В словаре Даля есть более нежное определение, хоть и тавтологичное: «родина – это родимая земля, чьё место рождения».
Но всегда ли можно назвать родиной место рождения? Часто ребёнка в младенчестве перевозят в другой город, другую страну. Можно ли сказать, что родина человека Англия, если его перевезли из Англии в Советский Союз, когда ему было несколько месяцев, и там он жил всю свою жизнь?
Родина, скорее всего, это место, где прошло твоё детство, которое может и совпасть с местом твоего рождения. Факт рождения в некоем месте не делает это место твоей родиной. В зависимости от оседлого или кочевого образа жизни, родиной, местами твоего детства могут быть многие города в различных странах или эти места могут исчерпываться одной деревенской улицей. Для меня родина – это несколько районов Ленинграда.

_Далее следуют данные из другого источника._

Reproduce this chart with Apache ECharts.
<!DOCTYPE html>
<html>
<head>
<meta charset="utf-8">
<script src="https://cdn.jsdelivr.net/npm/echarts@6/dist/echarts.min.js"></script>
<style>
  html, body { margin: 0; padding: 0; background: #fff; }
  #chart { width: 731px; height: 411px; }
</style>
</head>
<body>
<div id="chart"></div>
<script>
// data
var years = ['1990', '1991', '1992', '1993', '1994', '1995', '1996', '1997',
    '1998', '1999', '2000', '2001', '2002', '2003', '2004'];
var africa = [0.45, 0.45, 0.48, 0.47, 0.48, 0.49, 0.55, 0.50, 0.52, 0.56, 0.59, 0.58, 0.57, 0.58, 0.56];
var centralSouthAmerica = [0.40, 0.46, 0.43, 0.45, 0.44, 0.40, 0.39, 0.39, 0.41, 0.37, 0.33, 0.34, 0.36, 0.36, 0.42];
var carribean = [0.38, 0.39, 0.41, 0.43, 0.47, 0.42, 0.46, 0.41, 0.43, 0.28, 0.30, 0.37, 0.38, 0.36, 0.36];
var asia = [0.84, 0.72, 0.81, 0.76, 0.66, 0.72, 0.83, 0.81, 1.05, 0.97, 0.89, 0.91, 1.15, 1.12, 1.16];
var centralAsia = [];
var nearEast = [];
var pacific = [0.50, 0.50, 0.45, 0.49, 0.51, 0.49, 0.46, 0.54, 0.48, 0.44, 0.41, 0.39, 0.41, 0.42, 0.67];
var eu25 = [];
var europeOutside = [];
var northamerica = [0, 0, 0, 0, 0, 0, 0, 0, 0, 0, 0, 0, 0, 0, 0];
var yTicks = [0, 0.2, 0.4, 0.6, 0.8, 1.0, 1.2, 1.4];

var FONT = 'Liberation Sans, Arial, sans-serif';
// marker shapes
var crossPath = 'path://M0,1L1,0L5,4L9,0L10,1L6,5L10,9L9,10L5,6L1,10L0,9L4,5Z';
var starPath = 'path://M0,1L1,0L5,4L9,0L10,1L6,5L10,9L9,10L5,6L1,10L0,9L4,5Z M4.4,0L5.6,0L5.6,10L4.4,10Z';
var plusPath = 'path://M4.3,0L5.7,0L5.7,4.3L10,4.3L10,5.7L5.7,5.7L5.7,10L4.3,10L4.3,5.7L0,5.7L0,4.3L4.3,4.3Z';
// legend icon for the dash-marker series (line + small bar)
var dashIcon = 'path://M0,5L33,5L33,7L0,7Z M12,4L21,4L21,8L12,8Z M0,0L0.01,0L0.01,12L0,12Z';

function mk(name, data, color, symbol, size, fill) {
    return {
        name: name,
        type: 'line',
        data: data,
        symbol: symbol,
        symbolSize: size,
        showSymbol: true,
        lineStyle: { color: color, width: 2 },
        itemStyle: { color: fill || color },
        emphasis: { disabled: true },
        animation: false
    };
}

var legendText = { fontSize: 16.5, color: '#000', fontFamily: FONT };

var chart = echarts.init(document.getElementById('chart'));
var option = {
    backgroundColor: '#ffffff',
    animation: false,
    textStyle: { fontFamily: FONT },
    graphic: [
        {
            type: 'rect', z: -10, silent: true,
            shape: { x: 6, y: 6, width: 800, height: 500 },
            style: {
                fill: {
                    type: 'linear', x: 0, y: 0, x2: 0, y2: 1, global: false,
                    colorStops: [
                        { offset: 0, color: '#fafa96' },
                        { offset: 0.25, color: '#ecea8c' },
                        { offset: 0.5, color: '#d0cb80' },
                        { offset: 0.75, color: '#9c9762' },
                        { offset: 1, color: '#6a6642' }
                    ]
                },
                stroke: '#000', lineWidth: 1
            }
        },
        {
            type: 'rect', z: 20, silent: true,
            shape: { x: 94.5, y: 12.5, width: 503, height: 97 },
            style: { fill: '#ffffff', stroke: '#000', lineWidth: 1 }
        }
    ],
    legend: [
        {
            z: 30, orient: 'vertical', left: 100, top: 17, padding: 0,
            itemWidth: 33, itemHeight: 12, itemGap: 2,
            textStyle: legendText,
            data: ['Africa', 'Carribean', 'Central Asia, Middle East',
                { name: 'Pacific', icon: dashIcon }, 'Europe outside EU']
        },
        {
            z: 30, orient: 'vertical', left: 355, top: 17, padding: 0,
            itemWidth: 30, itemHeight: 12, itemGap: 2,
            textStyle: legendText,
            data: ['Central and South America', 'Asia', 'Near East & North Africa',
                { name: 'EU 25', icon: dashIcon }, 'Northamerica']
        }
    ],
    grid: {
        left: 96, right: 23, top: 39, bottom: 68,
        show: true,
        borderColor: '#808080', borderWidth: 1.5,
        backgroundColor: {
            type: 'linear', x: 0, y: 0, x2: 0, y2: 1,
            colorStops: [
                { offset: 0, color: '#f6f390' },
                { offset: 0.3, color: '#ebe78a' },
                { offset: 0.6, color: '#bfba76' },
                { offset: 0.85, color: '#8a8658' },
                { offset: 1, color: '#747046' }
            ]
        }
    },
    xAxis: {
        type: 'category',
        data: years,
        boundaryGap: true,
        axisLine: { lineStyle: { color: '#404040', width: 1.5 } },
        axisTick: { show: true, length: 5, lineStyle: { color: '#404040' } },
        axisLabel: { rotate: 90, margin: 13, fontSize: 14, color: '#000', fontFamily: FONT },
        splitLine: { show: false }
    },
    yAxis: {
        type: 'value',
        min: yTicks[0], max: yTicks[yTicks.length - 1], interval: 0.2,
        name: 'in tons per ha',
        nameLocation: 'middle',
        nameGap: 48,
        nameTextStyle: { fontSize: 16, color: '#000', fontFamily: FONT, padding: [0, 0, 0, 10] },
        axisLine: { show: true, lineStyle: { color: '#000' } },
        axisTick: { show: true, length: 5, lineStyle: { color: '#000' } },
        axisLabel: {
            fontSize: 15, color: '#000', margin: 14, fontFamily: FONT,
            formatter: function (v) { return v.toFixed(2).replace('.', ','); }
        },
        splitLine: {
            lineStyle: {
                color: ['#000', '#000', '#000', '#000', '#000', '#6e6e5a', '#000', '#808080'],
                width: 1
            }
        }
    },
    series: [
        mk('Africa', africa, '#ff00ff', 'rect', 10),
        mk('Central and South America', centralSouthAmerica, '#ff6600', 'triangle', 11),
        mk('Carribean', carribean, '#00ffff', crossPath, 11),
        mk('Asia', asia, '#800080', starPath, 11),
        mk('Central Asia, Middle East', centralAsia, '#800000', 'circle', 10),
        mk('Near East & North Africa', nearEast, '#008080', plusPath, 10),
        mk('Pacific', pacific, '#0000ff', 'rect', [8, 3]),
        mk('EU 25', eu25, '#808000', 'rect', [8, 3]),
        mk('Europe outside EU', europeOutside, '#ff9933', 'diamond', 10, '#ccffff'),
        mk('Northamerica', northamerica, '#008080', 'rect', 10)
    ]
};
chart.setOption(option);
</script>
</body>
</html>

Советское определение «родина – это страна, в которой человек родился» как бы говорит: мне дела нет, какой город или деревню ты считаешь для себя родиной, – главное, чтобы они были в пределах государственной границы СССР. А чтобы не было путаницы, ввели прописку, и государственное отношение к родине исчерпывается советским кредо: «родина – это там, где ты прописан».
Но правильно ли называть родиной город, улицу, дом? А что, если городок, где ты родился и жил всю жизнь, затопили под водохранилище? Значит ли это, что ты лишился родины? Нет, ты всегда будешь носить её в памяти. И она будет с тобой до тех пор, пока ты жив. Из этого хочется вывести ещё одно определение родины. Родина – это память о местах, где проходило твоё детство. Места эти могут уже давно не существовать или ты от этих мест находишься далеко, но родину ты всегда носишь с собой.

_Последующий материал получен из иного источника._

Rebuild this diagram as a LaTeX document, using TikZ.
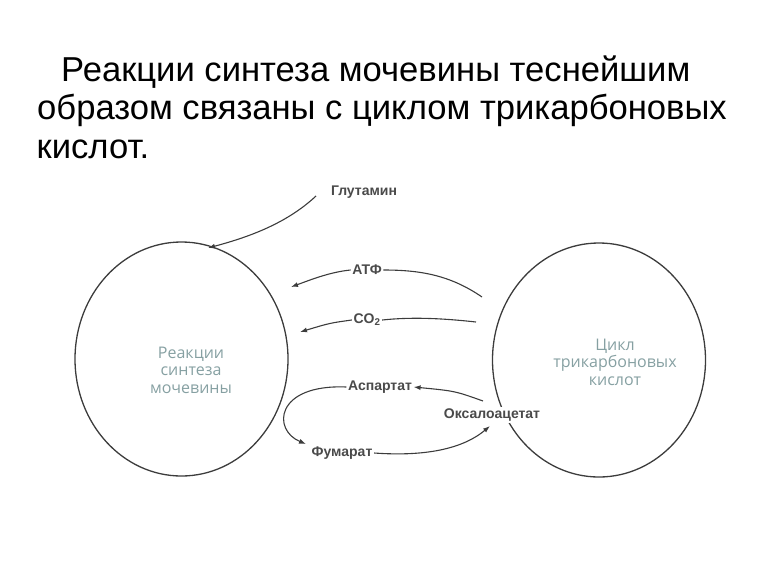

Если родина не обязательно является материальным объектом, а может быть памятью об уже несуществующем, то чего нам недостаёт, по чему мы тоскуем, когда оказываемся на чужбине? Мы тоскуем по языковому общению, по друзьям и родственникам, по чувствам и обстановке детства и юности, по местности, в которой мы жили молодыми.
Наблюдается закономерность, что чем менее успехов и удач приходится на твою долю в стране эмиграции, тем сильнее тоска по родине, тем сильнее хочешь спрятаться в прошлое, в детство, полное беззаботности и необъятного будущего. Эмигранты тянутся на родину, не когда родине плохо, а когда плохо им.

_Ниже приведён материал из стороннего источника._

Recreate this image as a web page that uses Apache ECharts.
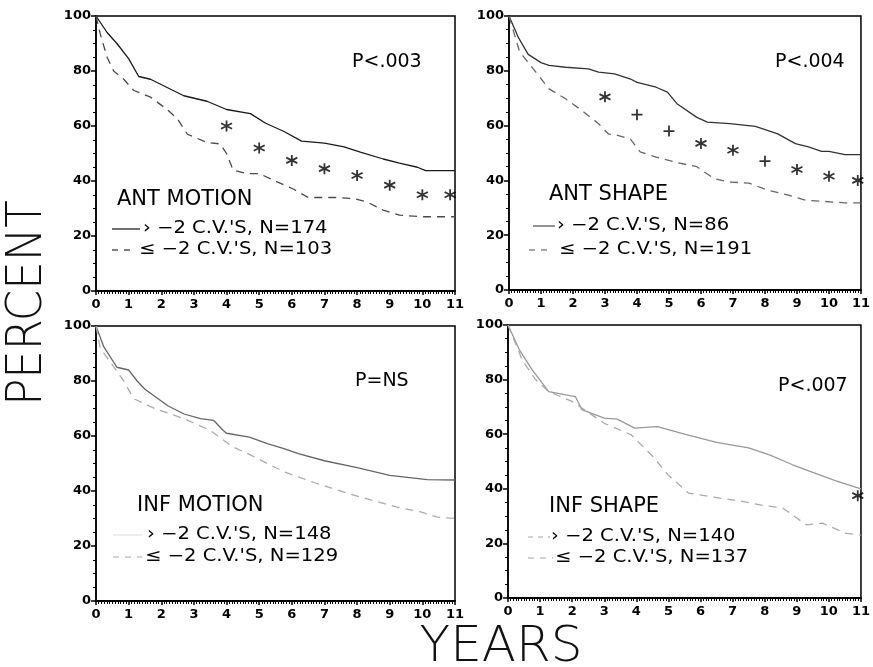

Мы, эмигранты, стараемся восполнить и, по возможности, с лихвой то, чего нам не хватало в СССР. Мы стараемся стать богаче, свободнее, эрудированнее. Большинству это удаётся. Но нам не удастся стать моложе. А не является ли тоска по родине тоской по детству и юности?
Известно также, что память наша не объективна, а избирательна. Память влюблена в прошлое, и поэтому в нём наиболее отчётливо ей видится прекрасное. Тоскуя по родине, мы не тоскуем по голоду, унижению, притеснению, даже если они и были частью нашей родины. Добросердечие памяти доходит подчас и до того, что многие эмигранты тоскуют по сильной власти, которая представляется желанной издали, но из-за которой мы, в конечном счёте, эмигрировали.
Предположим, что все твои родственники и близкие друзья эмигрировали вместе с тобой, а дом и улица, где ты жил, разрушены и на их месте громоздятся новостройки, что тогда остаётся от родины? О чём мы продолжаем грустить? И тут становится уместно сказать, что родина – это нечто большее, чем дом или улица, где ты родился, это культура, образ жизни, язык, история.
Но разве мы лишены их в эмиграции?
Я, к примеру, только за рубежом России узнал её истинную, а не подтасованную историю, то есть ощущение и понимание русской истории пришло ко мне не на родине, а в Америке.
В Америке, а не в России я познакомился с той значительной частью русской литературы и философии, которая на родине подавлялась и уничтожалась.
Только вне России я до конца понял истинную цену советскому образу жизни, который можно назвать лишь прообразом жизни. Америка позволила мне увидеть советскую жизнь в сравнении, со стороны, и тем самым проникнуть в суть советской ментальности.
Только вне голодной России мне удалось вкусить прелесть русской кухни и «кухонные прелести» других прозябающих в СССР национальностей. Я увидел американские гастрономы вместо советских «кастрономов». Это значит, что Америка открыла мне существенную пищевую часть культуры родины. В нынешние времена если в России встречают хлебом-солью, то это вовсе не из-за гостеприимства, а потому что больше нечем.
Та прекрасная часть русской культуры, включающая музыку и литературу, живопись и балет, славно существует вне России, на Западе, и тосковать по ней не приходится, а повсеместная ложь, подлость и дикарство, которые составляют другую часть русской «культуры», – это та часть родины, к которой я не испытываю ни любви, ни привязанности и от которой я стараюсь изо всех сил сторониться как в себе самом, так и в своих соотечественниках.